==== SOURCE EXCERPT ====

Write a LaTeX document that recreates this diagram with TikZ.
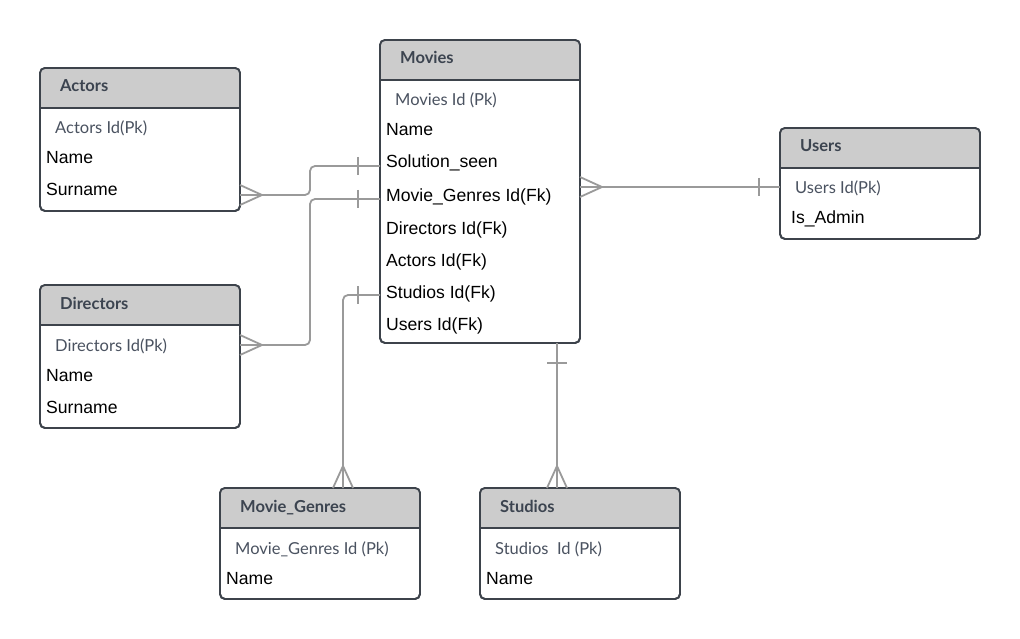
\documentclass[tikz,border=0pt]{standalone}
\usepackage{fontspec}
\setmainfont{Liberation Sans}
\newfontfamily\hdrfont{Lato}
\usetikzlibrary{calc}
\definecolor{bord}{HTML}{3D434B}
\definecolor{hdrfill}{HTML}{CCCCCC}
\definecolor{hdrtext}{HTML}{3C4450}
\definecolor{pktext}{HTML}{4A5260}
\definecolor{conn}{HTML}{9A9A9A}
\newcommand\erent[6]{% name, x, ytop, height, title, pk
  \node[ebox, minimum height=#4pt] (#1) at (#2,#3) {};
  \fill[hdrfill, rounded corners=5pt] (#2,#3) rectangle (#2+200,#3+40);
  \fill[hdrfill] (#2,#3+20) rectangle (#2+200,#3+40);
  \draw[bord, line width=1.8pt] (#2,#3+40) -- (#2+200,#3+40);
  \draw[bord, line width=1.8pt, rounded corners=5pt] (#1.north west) rectangle (#1.south east);
  \node[etitle] (#1-t) at (#2+20,#3+24) {#5};
  \node[pk] (#1-pk) at (#2+15,#3+66) {#6};
}
\begin{document}
\begin{tikzpicture}[x=1pt,y=-1pt,
  ebox/.style={draw=bord, line width=1.8pt, rounded corners=5pt, fill=white, minimum width=200pt, inner sep=0pt, outer sep=0pt, anchor=north west},
  etitle/.style={anchor=base west, font=\hdrfont\bfseries\fontsize{16.5}{19}\selectfont, text=hdrtext, inner sep=0pt},
  pk/.style={anchor=base west, font=\hdrfont\fontsize{16.5}{19}\selectfont, text=pktext, inner sep=0pt},
  fld/.style={anchor=base west, font=\fontsize{17.6}{20}\selectfont, text=black, inner sep=0pt},
  rel/.style={draw=conn, line width=1.8pt},
  ]
\fill[white] (0,0) rectangle (1020,639);
\useasboundingbox (0,0) rectangle (1020,639);

% entities
\erent{movies}{380}{40}{303}{Movies}{Movies Id (Pk)}
\foreach \t/\yy [count=\i from 0] in {Name/136,Solution\_seen/168,Movie\_Genres Id(Fk)/202,Directors Id(Fk)/234,Actors Id(Fk)/266,Studios Id(Fk)/298,Users Id(Fk)/330}
  \node[fld] (movies-f\i) at (386,\yy) {\t};

\erent{actors}{40}{68}{143}{Actors}{Actors Id(Pk)}
\node[fld] (actors-f0) at (46,164) {Name};
\node[fld] (actors-f1) at (46,196) {Surname};

\erent{directors}{40}{285}{143}{Directors}{Directors Id(Pk)}
\node[fld] (directors-f0) at (46,381) {Name};
\node[fld] (directors-f1) at (46,413) {Surname};

\erent{users}{780}{128}{111}{Users}{Users Id(Pk)}
\node[fld] (users-f0) at (791,224) {Is\_Admin};

\erent{genres}{220}{488}{111}{Movie\_Genres}{Movie\_Genres Id (Pk)}
\node[fld] (genres-f0) at (226,584) {Name};

\erent{studios}{480}{488}{111}{Studios}{Studios\ \ Id (Pk)}
\node[fld] (studios-f0) at (486,584) {Name};

% Actors -- Movies
\draw[rel, rounded corners=5pt] ($(actors.south east)+(0,-16)$) -- ++(70,0) |- ($(movies.north west)+(0,126)$);
\draw[rel] ($(actors.south east)+(0,-26)$) -- ($(actors.south east)+(22,-16)$) -- ($(actors.south east)+(0,-6)$);
\draw[rel] ($(movies.north west)+(-22,117)$) -- ++(0,18);

% Directors -- Movies
\draw[rel, rounded corners=5pt] ($(directors.north east)+(0,60)$) -- ++(70,0) |- ($(movies.north west)+(0,159)$);
\draw[rel] ($(directors.north east)+(0,50)$) -- ($(directors.north east)+(22,60)$) -- ($(directors.north east)+(0,70)$);
\draw[rel] ($(movies.north west)+(-22,150)$) -- ++(0,18);

% Movie_Genres -- Movies
\draw[rel, rounded corners=5pt] ($(genres.north west)+(123,0)$) |- ($(movies.north west)+(0,255)$);
\draw[rel] ($(genres.north west)+(113,0)$) -- ($(genres.north west)+(123,-22)$) -- ($(genres.north west)+(133,0)$);
\draw[rel] ($(movies.north west)+(-22,246)$) -- ++(0,18);

% Studios -- Movies
\draw[rel] ($(studios.north west)+(77,0)$) -- ($(movies.south west)+(177,0)$);
\draw[rel] ($(studios.north west)+(67,0)$) -- ($(studios.north west)+(77,-22)$) -- ($(studios.north west)+(87,0)$);
\draw[rel] ($(movies.south west)+(167,20)$) -- ++(20,0);

% Users -- Movies
\draw[rel] ($(movies.north east)+(0,147)$) -- ($(users.north west)+(0,59)$);
\draw[rel] ($(movies.north east)+(0,137)$) -- ($(movies.north east)+(22,147)$) -- ($(movies.north east)+(0,157)$);
\draw[rel] ($(users.north west)+(-21,50)$) -- ++(0,18);
\end{tikzpicture}
\end{document}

====

_PROBLEM REQUIREMENTS_. Quote the full listing above word for word; exclude every picture from the copy.

_WRITTEN RESPONSE_.
Write a LaTeX document that recreates this diagram with TikZ.
\documentclass[tikz,border=0pt]{standalone}
\usepackage{fontspec}
\setmainfont{Liberation Sans}
\newfontfamily\hdrfont{Lato}
\usetikzlibrary{calc}
\definecolor{bord}{HTML}{3D434B}
\definecolor{hdrfill}{HTML}{CCCCCC}
\definecolor{hdrtext}{HTML}{3C4450}
\definecolor{pktext}{HTML}{4A5260}
\definecolor{conn}{HTML}{9A9A9A}
\newcommand\erent[6]{% name, x, ytop, height, title, pk
  \node[ebox, minimum height=#4pt] (#1) at (#2,#3) {};
  \fill[hdrfill, rounded corners=5pt] (#2,#3) rectangle (#2+200,#3+40);
  \fill[hdrfill] (#2,#3+20) rectangle (#2+200,#3+40);
  \draw[bord, line width=1.8pt] (#2,#3+40) -- (#2+200,#3+40);
  \draw[bord, line width=1.8pt, rounded corners=5pt] (#1.north west) rectangle (#1.south east);
  \node[etitle] (#1-t) at (#2+20,#3+24) {#5};
  \node[pk] (#1-pk) at (#2+15,#3+66) {#6};
}
\begin{document}
\begin{tikzpicture}[x=1pt,y=-1pt,
  ebox/.style={draw=bord, line width=1.8pt, rounded corners=5pt, fill=white, minimum width=200pt, inner sep=0pt, outer sep=0pt, anchor=north west},
  etitle/.style={anchor=base west, font=\hdrfont\bfseries\fontsize{16.5}{19}\selectfont, text=hdrtext, inner sep=0pt},
  pk/.style={anchor=base west, font=\hdrfont\fontsize{16.5}{19}\selectfont, text=pktext, inner sep=0pt},
  fld/.style={anchor=base west, font=\fontsize{17.6}{20}\selectfont, text=black, inner sep=0pt},
  rel/.style={draw=conn, line width=1.8pt},
  ]
\fill[white] (0,0) rectangle (1020,639);
\useasboundingbox (0,0) rectangle (1020,639);

% entities
\erent{movies}{380}{40}{303}{Movies}{Movies Id (Pk)}
\foreach \t/\yy [count=\i from 0] in {Name/136,Solution\_seen/168,Movie\_Genres Id(Fk)/202,Directors Id(Fk)/234,Actors Id(Fk)/266,Studios Id(Fk)/298,Users Id(Fk)/330}
  \node[fld] (movies-f\i) at (386,\yy) {\t};

\erent{actors}{40}{68}{143}{Actors}{Actors Id(Pk)}
\node[fld] (actors-f0) at (46,164) {Name};
\node[fld] (actors-f1) at (46,196) {Surname};

\erent{directors}{40}{285}{143}{Directors}{Directors Id(Pk)}
\node[fld] (directors-f0) at (46,381) {Name};
\node[fld] (directors-f1) at (46,413) {Surname};

\erent{users}{780}{128}{111}{Users}{Users Id(Pk)}
\node[fld] (users-f0) at (791,224) {Is\_Admin};

\erent{genres}{220}{488}{111}{Movie\_Genres}{Movie\_Genres Id (Pk)}
\node[fld] (genres-f0) at (226,584) {Name};

\erent{studios}{480}{488}{111}{Studios}{Studios\ \ Id (Pk)}
\node[fld] (studios-f0) at (486,584) {Name};

% Actors -- Movies
\draw[rel, rounded corners=5pt] ($(actors.south east)+(0,-16)$) -- ++(70,0) |- ($(movies.north west)+(0,126)$);
\draw[rel] ($(actors.south east)+(0,-26)$) -- ($(actors.south east)+(22,-16)$) -- ($(actors.south east)+(0,-6)$);
\draw[rel] ($(movies.north west)+(-22,117)$) -- ++(0,18);

% Directors -- Movies
\draw[rel, rounded corners=5pt] ($(directors.north east)+(0,60)$) -- ++(70,0) |- ($(movies.north west)+(0,159)$);
\draw[rel] ($(directors.north east)+(0,50)$) -- ($(directors.north east)+(22,60)$) -- ($(directors.north east)+(0,70)$);
\draw[rel] ($(movies.north west)+(-22,150)$) -- ++(0,18);

% Movie_Genres -- Movies
\draw[rel, rounded corners=5pt] ($(genres.north west)+(123,0)$) |- ($(movies.north west)+(0,255)$);
\draw[rel] ($(genres.north west)+(113,0)$) -- ($(genres.north west)+(123,-22)$) -- ($(genres.north west)+(133,0)$);
\draw[rel] ($(movies.north west)+(-22,246)$) -- ++(0,18);

% Studios -- Movies
\draw[rel] ($(studios.north west)+(77,0)$) -- ($(movies.south west)+(177,0)$);
\draw[rel] ($(studios.north west)+(67,0)$) -- ($(studios.north west)+(77,-22)$) -- ($(studios.north west)+(87,0)$);
\draw[rel] ($(movies.south west)+(167,20)$) -- ++(20,0);

% Users -- Movies
\draw[rel] ($(movies.north east)+(0,147)$) -- ($(users.north west)+(0,59)$);
\draw[rel] ($(movies.north east)+(0,137)$) -- ($(movies.north east)+(22,147)$) -- ($(movies.north east)+(0,157)$);
\draw[rel] ($(users.north west)+(-21,50)$) -- ++(0,18);
\end{tikzpicture}
\end{document}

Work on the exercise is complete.